アナログ・デバイセズは2012年6月、低消費電力を最大の特長とする3軸MEMS加速度センサー「ADXL362」を発表した。100Hzでサンプリングしているときの消費電流を、同等レベルの競合他社品に比べて約1/5〜1/10にあたる2μAまで削減している。自動車が衝突するような大きな衝撃の検知ではなく、重力や傾き、生体の動き、低周波の振動といった、低い加速度を測定する用途に向けた製品である。測定範囲は±2g、±4g、±8gで、レジスタで3つのうちのいずれかに設定できる。分解能は±2gのときに1mg/LSB、±4gで2mg/LSB、±8gで4mg/LSB。民生機器や産業機器といった用途に向ける。
ADXL362には、通常モード、ウェイクアップモード、スタンバイモード(スリープモード)という3つの動作モードがあり、そのいずれにおいても低消費電流を実現している。通常モードでは、上述した通り、100Hzでサンプリングしているときの消費電流が2μAである。ウェイクアップモードとは、内部では6Hzでサンプリングをしているものの、外部にはデータを送っていない状態を指す。同モードの消費電流は300nA。ウェイクアップモードでは、一定以上の加速度を検知するとデータを送信するよう設定できる。また、スタンバイモードとは、まったくデータを取っていない状態で、このときの消費電流は10nAとなっている。なお、ADXL362の電源電圧範囲は1.6〜3.6Vである。
アナログ・デバイセズは詳細を明らかにはしなかったが、センサー部分から信号を取り出し、アンプで増幅する部分の回路設計を改善したことで、低消費電力化を達成したという。
同社によると、「当社の従来品や、競合他社品を含め、これまでは、100Hzでサンプリングする際の消費電流は10μAオーダーが一般的だった」という。これを2μAまで削減したことで、電池の交換が容易な民生機器だけでなく、広大な敷地に設置されたインフラ設備や、高所の建設現場に置かれた機器など、電池の交換が難しい、あるいは電池を交換する際に危険を伴うような産業機器の用途にも使用できるようになる。10μAオーダーでは数カ月から1年程度しかもたなかった電池寿命も、ADXL362を採用したシステムであれば数年から10年ほどに延びるという。その他、自宅で心拍数を計測するヘルスケア製品、放牧した家畜の動きを知るセンサーなど、常にモニタリングすることが望ましい用途なども想定している。

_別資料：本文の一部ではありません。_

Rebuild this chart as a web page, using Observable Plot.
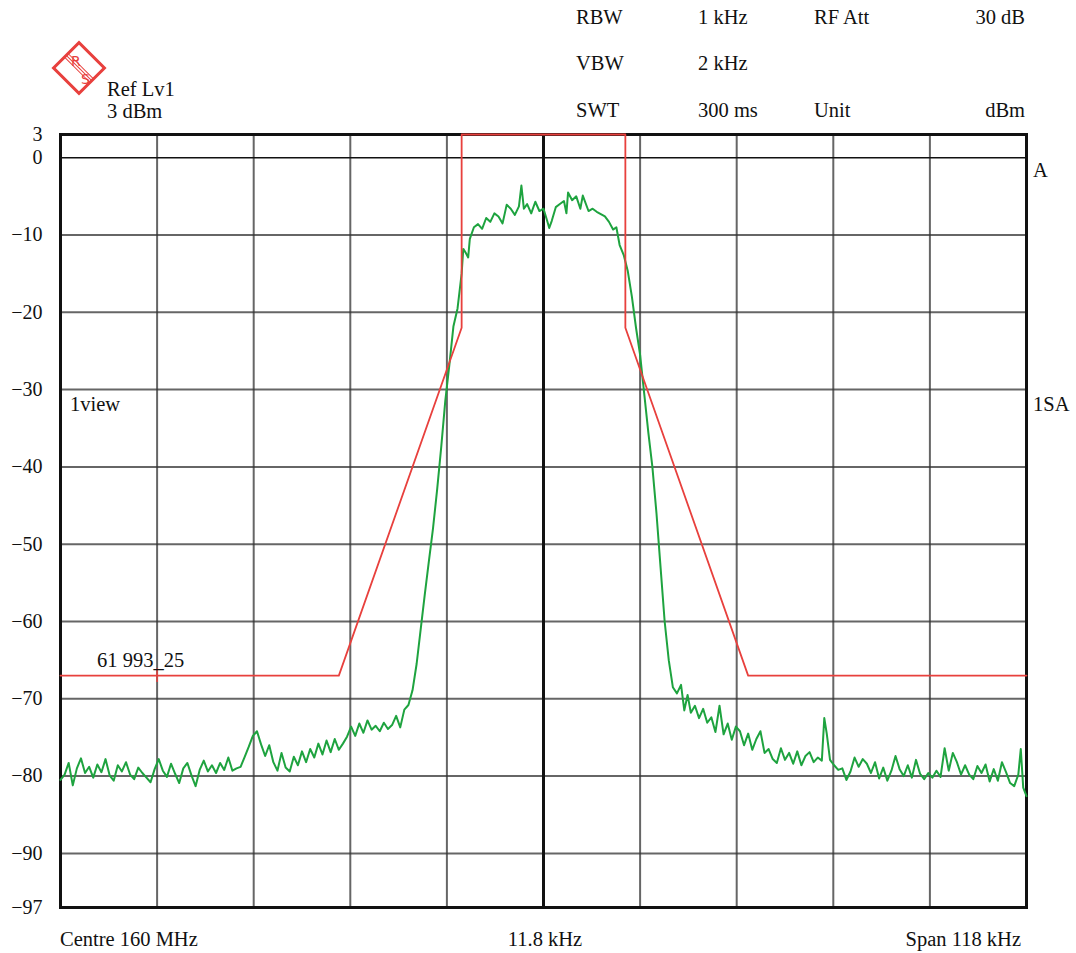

また、ADXL362には、「割り込み端子」が設けられており、これをシステム電源のオン/オフに利用することもできる。具体的には、加速度についてある閾値を設定し、それを超える加速度を検知すると割り込み端子がハイになり、システム電源を入れるスイッチをオンにする。その後、一定時間、静止状態が続くと割り込み端子がローとなってスイッチがオフになり、システム電源が切れる。この機能を用いることで、システム全体の消費電力を低減することが可能だ。この機能は、ADXL362が通常モード、あるいはウェイクアップモードで動作しているときに使用できる。
ADXL362のパッケージは、外形寸法が3×3.25×1.06mmの16端子LGAを採用している。現在サンプル出荷中で、2012年8月より量産出荷を開始する。1000個購入時の単価は3.97米ドルである。